Bachelor’s degree in Computer Science, Computer Engineering, or Software Engineering with 7+ years of experience, or Master’s degree with 5+ years of experience, or PhD with thesis and top-tier publications in ML Systems, GPU architecture, or high-performance computing.
Strong programming skills in Python and C/C++; experience with Go or Rust is a plus.
Solid CS fundamentals: algorithms & data structures, operating systems, computer architecture, parallel programming, distributed systems, deep learning theories.
Knowledgeable about performance engineering in ML frameworks and inference engines.
Familiarity with GPU programming and performance: CUDA, memory hierarchy, streams, NCCL.
Proficiency with profiling/debug tools (e.g., Nsight Systems/Compute).
Experience with containers and orchestration (Docker, Kubernetes, Slurm).

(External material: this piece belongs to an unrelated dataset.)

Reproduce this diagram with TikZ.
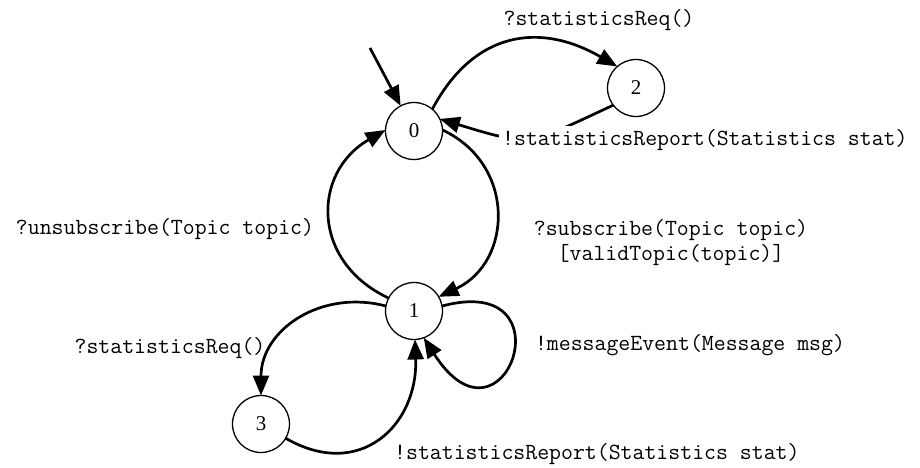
\documentclass[tikz,border=0pt]{standalone}
\usepackage{fontspec}
\setmainfont{Liberation Serif}
\usetikzlibrary{arrows.meta}

\begin{document}
\begin{tikzpicture}[x=1pt,y=1pt,
  st/.style={draw,circle,line width=1.3pt,minimum size=57pt,inner sep=0pt,outer sep=0pt,font=\fontsize{21}{24}\selectfont},
  lbl/.style={font=\ttfamily\fontsize{23.15}{25}\selectfont,inner sep=0pt,align=center},
  trans/.style={line width=2.7pt,-{Triangle[length=20pt,width=16pt]}}]
\useasboundingbox (0,0) rectangle (920,-468);
%================================================================
%	States
\node[st] (n0) at (414,-131) {0};
\node[st] (n2) at (636,-88) {2};
\node[st] (n1) at (414,-311) {1};
\node[st] (n3) at (261,-424) {3};
\coordinate (start) at (370,-48);

%================================================================
%	Transitions
\draw[trans] (start) -- (n0);
\draw[trans] (n0.50) to[out=62,in=150,looseness=1.2] (n2.131);
\draw[trans] (n2.217) to[out=-155,in=-17,looseness=1.4] (n0.25);
%----------------------------------------------------------------
\draw[trans] (n0.2) to[out=-25,in=25,looseness=1.25] (n1.30);
\draw[trans] (n1.153) to[out=155,in=-150,looseness=1.3] (n0.178);
%----------------------------------------------------------------
\draw[trans] (n1.10) .. controls +(130,35) and +(80,-125) .. (n1.-70);
\draw[trans] (n1.170) to[out=165,in=90,looseness=1.1] (n3.90);
\draw[trans] (n3.-30) to[out=-30,in=-88,looseness=1.35] (n1.-88);

%================================================================
%	Labels
\node[lbl] (l02) at (599,-20) {?statisticsReq()};
\node[lbl,fill=white,inner sep=3pt,anchor=west] (l20) at (499,-140) {!statisticsReport(Statistics stat)};
\node[lbl] (l10) at (165,-229) {?unsubscribe(Topic topic)};
\node[lbl] (l01) at (671,-242.5) {?subscribe(Topic topic)\\{[validTopic(topic)]}};
%----------------------------------------------------------------
\node[lbl] (l13) at (170,-348) {?statisticsReq()};
\node[lbl] (l11) at (690,-345) {!messageEvent(Message msg)};
\node[lbl,anchor=west] (l31) at (394,-454) {!statisticsReport(Statistics stat)};
%================================================================
\end{tikzpicture}
\end{document}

Excellent debugging, problem-solving, and communication skills.

Responsibilities

Contribute features to vLLM for the latest NVIDIA GPU hardware features; profile and optimize vLLM inference framework.
Develop, optimize, and benchmark GPU kernels using techniques such as fusion, autotuning, and memory/layout optimization.
Define and build inference benchmarking methodologies and tools; contribute to MLPerf Inference benchmarking suite.
Architect scheduling and orchestration of containerized large-scale inference deployments on GPU clusters across clouds.
Conduct and publish original research that pushes the pareto frontier for ML Systems.